Author: Antony Baker, Principal at Claret Capital Partners
“Venture debt is a killer”, “venture debt should not exist”, “companies should not draw venture debt…”
Recently, there have been various public, blanket, statements on venture debt, mostly by investors and management of companies that have become insolvent after taking it on.
What these statements neglect is that it is not the debt itself that can be problematic: it’s when, where and how it is deployed that can be detrimental. Both the investment timing and structure – where lenders, investors and companies all play a part – can be the issue.
At its core, the scenario is as follows: (1) entrepreneurs dislike dilution and will take steps to avoid it, (2) lenders are incented to lend money.
In the middle you have venture debt, which when used at the right time and in the right quantity, is a powerful tool that can make a big difference to the dilution suffered by founders and early-stage investors when used to fuel organic growth and finance M&A.
At the same time as lowering the cost of capital, venture debt allows management and shareholders to optimise the timing of future capital raises, maintain governance and control, and benefit from the lenders’ extensive network.
Used the in wrong way debt can hurt a business. It’s pretty difficult to damage a company with the capital injected via equity (although of course what is done with that funding could do so!). But what is the “wrong way” to apply venture debt?
Too soon
Companies that are very early in their journey - whilst exciting, high growth and great equity investments - might not always be the best home for venture debt.

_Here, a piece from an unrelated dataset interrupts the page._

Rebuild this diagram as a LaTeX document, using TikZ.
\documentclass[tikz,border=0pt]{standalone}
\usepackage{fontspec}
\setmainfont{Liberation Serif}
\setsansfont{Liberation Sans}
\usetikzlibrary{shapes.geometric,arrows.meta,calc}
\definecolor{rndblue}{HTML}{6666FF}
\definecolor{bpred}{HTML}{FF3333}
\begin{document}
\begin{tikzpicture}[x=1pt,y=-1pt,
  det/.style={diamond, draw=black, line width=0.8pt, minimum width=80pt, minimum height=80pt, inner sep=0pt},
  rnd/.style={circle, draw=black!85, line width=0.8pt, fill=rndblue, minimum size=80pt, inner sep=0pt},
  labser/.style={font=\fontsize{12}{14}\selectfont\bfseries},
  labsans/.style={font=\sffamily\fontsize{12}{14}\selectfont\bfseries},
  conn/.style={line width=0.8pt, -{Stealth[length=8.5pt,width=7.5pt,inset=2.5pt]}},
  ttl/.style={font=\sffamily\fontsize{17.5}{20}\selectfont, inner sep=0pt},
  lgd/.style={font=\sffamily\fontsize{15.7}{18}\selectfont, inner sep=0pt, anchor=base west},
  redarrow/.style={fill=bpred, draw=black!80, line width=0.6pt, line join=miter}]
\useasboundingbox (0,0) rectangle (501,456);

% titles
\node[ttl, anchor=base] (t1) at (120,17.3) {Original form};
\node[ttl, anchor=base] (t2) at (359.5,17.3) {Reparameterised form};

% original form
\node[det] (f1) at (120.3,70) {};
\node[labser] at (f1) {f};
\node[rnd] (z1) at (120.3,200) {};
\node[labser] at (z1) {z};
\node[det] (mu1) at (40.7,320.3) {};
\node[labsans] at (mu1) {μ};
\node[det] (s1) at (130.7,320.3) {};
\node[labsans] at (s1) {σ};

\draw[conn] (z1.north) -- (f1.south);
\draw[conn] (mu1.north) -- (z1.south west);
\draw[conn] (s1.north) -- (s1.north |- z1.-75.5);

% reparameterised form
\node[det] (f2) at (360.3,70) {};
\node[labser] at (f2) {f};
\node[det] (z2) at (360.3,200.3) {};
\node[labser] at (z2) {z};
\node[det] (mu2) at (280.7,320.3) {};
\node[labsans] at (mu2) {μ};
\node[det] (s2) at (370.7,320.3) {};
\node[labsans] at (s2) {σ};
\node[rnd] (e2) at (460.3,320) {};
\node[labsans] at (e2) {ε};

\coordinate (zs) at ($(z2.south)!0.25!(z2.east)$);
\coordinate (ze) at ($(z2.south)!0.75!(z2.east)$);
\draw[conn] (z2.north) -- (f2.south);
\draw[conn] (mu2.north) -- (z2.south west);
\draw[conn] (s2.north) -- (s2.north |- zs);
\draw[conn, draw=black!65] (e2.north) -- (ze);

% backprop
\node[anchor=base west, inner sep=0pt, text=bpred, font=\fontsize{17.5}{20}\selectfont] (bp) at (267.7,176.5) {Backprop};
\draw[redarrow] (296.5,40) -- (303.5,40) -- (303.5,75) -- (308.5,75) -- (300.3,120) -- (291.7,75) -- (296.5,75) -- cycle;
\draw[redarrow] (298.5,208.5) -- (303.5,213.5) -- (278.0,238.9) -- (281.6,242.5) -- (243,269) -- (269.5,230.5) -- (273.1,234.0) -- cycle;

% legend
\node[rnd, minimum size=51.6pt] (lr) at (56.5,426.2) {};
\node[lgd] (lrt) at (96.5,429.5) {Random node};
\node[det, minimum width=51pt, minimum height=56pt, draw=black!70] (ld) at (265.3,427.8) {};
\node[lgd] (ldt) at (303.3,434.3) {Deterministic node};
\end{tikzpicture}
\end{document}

Without scale, a solid (ideally repeatable and growing) customer base to validate the product, pricing power and product market fit, the company is likely to have the wrong risk profile. There may not be enough data points to suggest the business will scale and reach a level of maturity or steady state to service the debt comfortably.
Too much
Debt is not equity and should not be treated as such. Too much debt becomes problematic when repayments kick in – and even more so if the business loses momentum and growth, or cannot maintain efficiency.
Repayments will be out of kilter versus revenues and the company’s cost base. So whilst bumper cheques in comparison to revenues might seem appealing on closing days’ bank balance, they might look like an ugly balance sheet burden 12 months later.

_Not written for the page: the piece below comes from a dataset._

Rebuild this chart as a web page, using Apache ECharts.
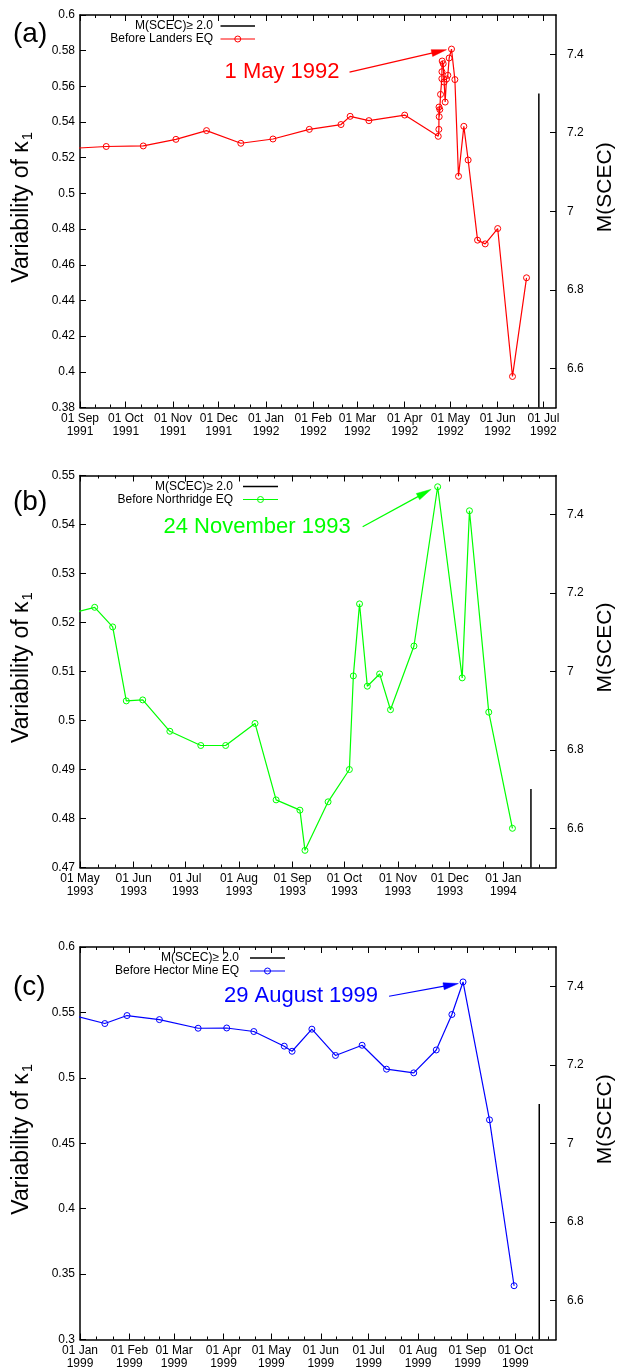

Whilst it is cheaper, debt is not as flexible as equity (it needs to be paid back!) – so the pathway to repayment should be given just as much focus as how much should be raised (the two are linked in any case).

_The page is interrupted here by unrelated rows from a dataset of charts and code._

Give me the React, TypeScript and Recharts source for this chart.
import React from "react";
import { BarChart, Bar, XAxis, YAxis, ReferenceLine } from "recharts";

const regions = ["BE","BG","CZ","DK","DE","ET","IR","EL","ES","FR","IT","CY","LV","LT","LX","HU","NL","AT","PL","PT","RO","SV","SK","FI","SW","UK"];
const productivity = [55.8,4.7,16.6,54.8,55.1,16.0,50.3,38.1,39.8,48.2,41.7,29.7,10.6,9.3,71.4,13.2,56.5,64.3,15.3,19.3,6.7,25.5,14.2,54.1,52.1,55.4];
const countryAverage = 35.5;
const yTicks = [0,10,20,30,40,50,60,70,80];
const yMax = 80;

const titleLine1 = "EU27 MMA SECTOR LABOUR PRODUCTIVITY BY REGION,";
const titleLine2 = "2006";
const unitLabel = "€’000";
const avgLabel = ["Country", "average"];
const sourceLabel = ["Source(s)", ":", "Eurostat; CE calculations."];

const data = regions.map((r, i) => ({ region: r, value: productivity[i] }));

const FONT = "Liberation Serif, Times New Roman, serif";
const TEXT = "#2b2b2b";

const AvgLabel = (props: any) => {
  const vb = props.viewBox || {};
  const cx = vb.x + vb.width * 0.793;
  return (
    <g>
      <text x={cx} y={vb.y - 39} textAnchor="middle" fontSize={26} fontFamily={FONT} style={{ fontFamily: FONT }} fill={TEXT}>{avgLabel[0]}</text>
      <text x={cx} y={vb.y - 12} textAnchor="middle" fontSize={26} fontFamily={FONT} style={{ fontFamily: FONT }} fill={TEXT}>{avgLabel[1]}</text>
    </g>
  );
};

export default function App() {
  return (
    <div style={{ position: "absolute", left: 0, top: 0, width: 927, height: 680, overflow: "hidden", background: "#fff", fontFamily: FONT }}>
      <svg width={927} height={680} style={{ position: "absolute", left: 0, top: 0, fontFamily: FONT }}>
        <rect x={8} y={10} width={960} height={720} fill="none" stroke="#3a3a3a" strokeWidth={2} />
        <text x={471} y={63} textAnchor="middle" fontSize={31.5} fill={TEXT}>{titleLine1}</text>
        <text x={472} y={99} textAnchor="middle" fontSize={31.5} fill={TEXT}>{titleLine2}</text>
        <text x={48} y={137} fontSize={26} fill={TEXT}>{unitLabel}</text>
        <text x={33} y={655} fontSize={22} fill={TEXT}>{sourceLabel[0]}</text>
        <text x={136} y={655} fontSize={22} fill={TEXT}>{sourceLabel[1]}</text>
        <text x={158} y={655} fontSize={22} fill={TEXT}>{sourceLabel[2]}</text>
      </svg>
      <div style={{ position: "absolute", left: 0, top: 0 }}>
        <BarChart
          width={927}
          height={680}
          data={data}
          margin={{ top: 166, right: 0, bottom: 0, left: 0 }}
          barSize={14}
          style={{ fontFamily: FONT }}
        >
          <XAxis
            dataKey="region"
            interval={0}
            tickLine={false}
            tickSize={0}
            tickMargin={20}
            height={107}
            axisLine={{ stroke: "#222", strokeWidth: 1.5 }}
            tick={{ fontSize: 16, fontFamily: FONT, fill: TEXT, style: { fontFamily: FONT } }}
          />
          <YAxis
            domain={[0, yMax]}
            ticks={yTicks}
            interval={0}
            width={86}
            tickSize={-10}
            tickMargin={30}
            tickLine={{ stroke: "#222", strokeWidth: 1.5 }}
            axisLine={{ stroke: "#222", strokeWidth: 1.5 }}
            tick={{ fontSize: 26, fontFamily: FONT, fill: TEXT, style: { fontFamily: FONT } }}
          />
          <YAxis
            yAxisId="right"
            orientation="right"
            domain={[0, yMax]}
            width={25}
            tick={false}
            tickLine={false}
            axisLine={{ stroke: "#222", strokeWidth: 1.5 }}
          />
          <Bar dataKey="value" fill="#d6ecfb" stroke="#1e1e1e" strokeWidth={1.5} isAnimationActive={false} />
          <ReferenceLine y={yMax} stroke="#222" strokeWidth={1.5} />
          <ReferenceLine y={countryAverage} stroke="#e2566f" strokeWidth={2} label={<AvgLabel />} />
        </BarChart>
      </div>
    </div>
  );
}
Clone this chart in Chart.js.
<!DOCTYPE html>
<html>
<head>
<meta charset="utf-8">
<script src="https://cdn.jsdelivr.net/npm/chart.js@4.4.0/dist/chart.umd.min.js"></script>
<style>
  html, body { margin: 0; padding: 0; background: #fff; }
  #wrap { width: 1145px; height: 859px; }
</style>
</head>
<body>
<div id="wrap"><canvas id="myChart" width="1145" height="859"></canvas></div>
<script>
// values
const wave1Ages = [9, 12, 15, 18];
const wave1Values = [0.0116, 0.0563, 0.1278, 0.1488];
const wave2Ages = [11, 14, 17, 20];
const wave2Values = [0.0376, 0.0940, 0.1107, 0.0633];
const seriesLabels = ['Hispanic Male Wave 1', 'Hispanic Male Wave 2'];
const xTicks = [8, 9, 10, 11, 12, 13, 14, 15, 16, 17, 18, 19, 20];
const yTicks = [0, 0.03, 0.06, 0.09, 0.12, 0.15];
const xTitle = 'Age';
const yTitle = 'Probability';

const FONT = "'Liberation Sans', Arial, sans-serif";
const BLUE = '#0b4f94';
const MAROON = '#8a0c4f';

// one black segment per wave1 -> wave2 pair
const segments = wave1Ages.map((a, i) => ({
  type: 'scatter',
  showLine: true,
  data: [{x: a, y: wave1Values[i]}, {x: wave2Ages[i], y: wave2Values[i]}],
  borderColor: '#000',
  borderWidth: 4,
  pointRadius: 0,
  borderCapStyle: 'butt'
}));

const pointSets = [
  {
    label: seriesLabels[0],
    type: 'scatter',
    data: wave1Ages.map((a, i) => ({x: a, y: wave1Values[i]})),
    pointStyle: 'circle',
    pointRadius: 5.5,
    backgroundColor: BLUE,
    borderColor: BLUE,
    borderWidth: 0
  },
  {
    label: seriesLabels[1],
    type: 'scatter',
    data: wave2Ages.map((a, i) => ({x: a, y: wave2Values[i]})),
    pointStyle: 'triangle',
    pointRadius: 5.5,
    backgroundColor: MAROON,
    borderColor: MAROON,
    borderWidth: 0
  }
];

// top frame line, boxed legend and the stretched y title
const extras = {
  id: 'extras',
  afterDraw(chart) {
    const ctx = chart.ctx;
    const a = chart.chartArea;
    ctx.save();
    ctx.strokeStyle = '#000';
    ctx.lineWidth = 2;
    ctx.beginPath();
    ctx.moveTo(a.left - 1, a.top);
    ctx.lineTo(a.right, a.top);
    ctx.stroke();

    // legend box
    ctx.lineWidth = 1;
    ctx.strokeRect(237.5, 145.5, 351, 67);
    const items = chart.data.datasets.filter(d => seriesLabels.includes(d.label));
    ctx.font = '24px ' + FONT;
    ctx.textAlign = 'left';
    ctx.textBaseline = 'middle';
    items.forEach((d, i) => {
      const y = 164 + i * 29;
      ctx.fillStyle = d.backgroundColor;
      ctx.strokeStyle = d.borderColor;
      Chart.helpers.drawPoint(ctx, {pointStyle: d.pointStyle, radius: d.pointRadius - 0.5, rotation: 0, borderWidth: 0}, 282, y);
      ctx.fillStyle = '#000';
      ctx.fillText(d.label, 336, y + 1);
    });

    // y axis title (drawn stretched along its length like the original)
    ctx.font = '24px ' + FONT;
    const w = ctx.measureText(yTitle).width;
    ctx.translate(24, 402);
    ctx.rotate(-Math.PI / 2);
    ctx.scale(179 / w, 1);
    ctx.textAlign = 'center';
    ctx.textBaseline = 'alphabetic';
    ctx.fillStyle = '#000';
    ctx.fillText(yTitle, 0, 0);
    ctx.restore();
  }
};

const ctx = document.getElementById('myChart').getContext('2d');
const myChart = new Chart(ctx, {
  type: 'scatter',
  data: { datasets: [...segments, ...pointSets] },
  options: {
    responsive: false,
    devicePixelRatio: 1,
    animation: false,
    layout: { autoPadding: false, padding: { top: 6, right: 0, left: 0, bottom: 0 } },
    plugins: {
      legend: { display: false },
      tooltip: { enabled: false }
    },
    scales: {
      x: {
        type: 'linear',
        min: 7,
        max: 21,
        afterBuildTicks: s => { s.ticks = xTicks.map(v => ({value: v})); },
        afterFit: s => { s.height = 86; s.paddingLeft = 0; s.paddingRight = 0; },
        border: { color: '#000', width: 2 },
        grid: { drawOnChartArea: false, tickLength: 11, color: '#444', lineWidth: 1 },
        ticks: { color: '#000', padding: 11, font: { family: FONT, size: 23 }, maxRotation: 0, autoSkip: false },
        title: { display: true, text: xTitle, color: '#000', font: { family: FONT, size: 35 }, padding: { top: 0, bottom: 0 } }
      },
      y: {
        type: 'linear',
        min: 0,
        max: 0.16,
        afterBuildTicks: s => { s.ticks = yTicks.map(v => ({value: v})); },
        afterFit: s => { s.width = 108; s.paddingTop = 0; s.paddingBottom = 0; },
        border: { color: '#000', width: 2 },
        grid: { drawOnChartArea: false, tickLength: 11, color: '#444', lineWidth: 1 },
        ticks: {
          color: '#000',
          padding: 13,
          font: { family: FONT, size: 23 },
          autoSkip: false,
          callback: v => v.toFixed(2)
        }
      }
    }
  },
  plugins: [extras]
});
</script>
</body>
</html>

Common routes to repayment are through cashflows (or at least manageable payments versus monthly revenues and OpEx), proceeds from equity fundraising, refinancing or M&A (the achievability of which are all generally dictated by scale, growth, and efficiency). Understanding how, and how much can be repaid, and what cash burn will be, should be key considerations.
Too risky
The benefits of anti-dilution and maintained governance from using venture debt are most enhanced in the strongest performing businesses. On the contrary, companies that are ex-growth, flat or shrinking, and/or companies with very high burn, might not be suitable candidates. And structurally loss-making businesses? Not suitable for venture debt. It will only make a weak situation worse.
It should be well noted that venture debt is not the capital of last resort (as it may have been incorrectly assumed to be in years gone by) – for example, it should only be used in situations where a business could raise equity, but either chooses not to, or opts to compliment part of an equity round with some less dilutive capital.
So two things are important when structuring a debt deal: one is quantity and the other is timing. Too much debt and you have a problem. Take it on too early and you have a problem. The lender offering you more debt may no longer be your friend and may not be around when the deal becomes difficult. But the debt will be.
So when should it be used?
Deployed responsibly into the right situations, venture debt is an excellent tool to help fuel organic growth or M&A in a less dilutive way. And when used correctly it should enhance enterprise valuations at a much lower cost, and result in a positive outcome for all stakeholders.
There are multiple use cases in which venture debt suits. Often it is used to support organic growth, funding the burn of a business so that it grows its revenues as quickly as possible, and therefore scales the enterprise valuation of the company.
In other situations, it might be used to fund M&A, where the leading tech players in a market look to consolidate others and finance the acquisition of such targets without raising equity. To date, at Claret Capital Partners, we’ve backed over 180 companies – including the likes of Butternut Box, Quantilope, Deciphex, and Paysend - supporting each one in various situations like this.
The slightly more nuanced bit – and where a lot of focus is pointed – is in selecting the right timing. There is typically a time in every growth tech or life science business where it should have access to alternative forms of capital aside from equity, to support its growth before turning profitable or exiting.
Most companies will have multiple events along the way where they need to raise capital – and at certain points, they should be able to unlock alternative, less dilutive financing options to equity – either reducing their dependence on equity or substituting an equity round entirely.
At a high level (although there are exceptions) businesses that are the right fit are those that are revenue generating, with a track record of sustained revenue growth, and have good business models with strong margins and ideally a decent level of forecastability.
The majority – but not all – of these companies are VC or equity-backed.
Sensible amounts, at the right time, in the right companies - that is the path to lower dilution, and where venture debt is not a killer.